**Directions:**
Reproduce exactly, with no pictures, each line from the opening of the material down through the line containing "fig = plt.figure(figsize=(4.06, 2.87), dpi=100)".

**Available data:**

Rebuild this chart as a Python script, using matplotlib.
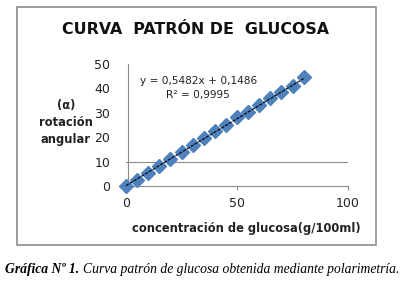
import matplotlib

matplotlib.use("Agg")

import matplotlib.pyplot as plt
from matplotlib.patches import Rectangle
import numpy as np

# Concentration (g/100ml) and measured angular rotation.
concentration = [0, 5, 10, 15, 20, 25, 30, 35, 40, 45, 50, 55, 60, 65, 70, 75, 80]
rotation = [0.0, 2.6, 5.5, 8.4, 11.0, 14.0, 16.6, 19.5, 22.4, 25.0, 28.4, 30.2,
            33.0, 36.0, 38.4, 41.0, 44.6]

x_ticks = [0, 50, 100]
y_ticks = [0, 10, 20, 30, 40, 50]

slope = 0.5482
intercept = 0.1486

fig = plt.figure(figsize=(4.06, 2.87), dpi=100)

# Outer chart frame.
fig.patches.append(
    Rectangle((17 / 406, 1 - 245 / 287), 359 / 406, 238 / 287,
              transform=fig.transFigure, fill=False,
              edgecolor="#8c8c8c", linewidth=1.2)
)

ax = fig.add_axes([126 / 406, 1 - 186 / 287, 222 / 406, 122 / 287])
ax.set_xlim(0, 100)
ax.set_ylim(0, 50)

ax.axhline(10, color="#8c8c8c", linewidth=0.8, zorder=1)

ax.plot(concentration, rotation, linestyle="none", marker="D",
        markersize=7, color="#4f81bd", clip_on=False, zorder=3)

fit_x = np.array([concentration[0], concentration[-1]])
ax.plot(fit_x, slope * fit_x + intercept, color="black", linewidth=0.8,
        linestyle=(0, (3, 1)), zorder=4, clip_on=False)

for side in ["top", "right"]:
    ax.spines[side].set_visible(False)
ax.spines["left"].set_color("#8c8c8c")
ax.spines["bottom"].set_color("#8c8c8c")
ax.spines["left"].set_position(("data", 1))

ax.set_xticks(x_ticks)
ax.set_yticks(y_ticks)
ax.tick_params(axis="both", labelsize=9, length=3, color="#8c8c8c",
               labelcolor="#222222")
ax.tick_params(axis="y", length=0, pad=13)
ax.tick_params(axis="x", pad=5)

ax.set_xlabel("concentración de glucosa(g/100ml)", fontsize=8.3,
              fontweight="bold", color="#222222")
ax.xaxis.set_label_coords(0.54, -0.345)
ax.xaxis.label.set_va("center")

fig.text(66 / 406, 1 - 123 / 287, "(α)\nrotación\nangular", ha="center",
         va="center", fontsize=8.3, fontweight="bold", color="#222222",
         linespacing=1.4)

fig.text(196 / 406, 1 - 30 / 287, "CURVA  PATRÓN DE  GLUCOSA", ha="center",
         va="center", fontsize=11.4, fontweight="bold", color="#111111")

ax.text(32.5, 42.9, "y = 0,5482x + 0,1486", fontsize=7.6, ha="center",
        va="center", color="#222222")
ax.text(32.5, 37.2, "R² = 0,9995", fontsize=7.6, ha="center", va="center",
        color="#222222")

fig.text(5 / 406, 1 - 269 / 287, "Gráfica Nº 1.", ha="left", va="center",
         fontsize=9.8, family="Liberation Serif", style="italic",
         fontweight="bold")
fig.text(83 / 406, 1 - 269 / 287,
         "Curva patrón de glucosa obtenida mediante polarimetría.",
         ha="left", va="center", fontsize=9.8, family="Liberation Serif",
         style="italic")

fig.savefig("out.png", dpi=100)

**Written response:**
Rebuild this chart as a Python script, using matplotlib.
import matplotlib

matplotlib.use("Agg")

import matplotlib.pyplot as plt
from matplotlib.patches import Rectangle
import numpy as np

# Concentration (g/100ml) and measured angular rotation.
concentration = [0, 5, 10, 15, 20, 25, 30, 35, 40, 45, 50, 55, 60, 65, 70, 75, 80]
rotation = [0.0, 2.6, 5.5, 8.4, 11.0, 14.0, 16.6, 19.5, 22.4, 25.0, 28.4, 30.2,
            33.0, 36.0, 38.4, 41.0, 44.6]

x_ticks = [0, 50, 100]
y_ticks = [0, 10, 20, 30, 40, 50]

slope = 0.5482
intercept = 0.1486

fig = plt.figure(figsize=(4.06, 2.87), dpi=100)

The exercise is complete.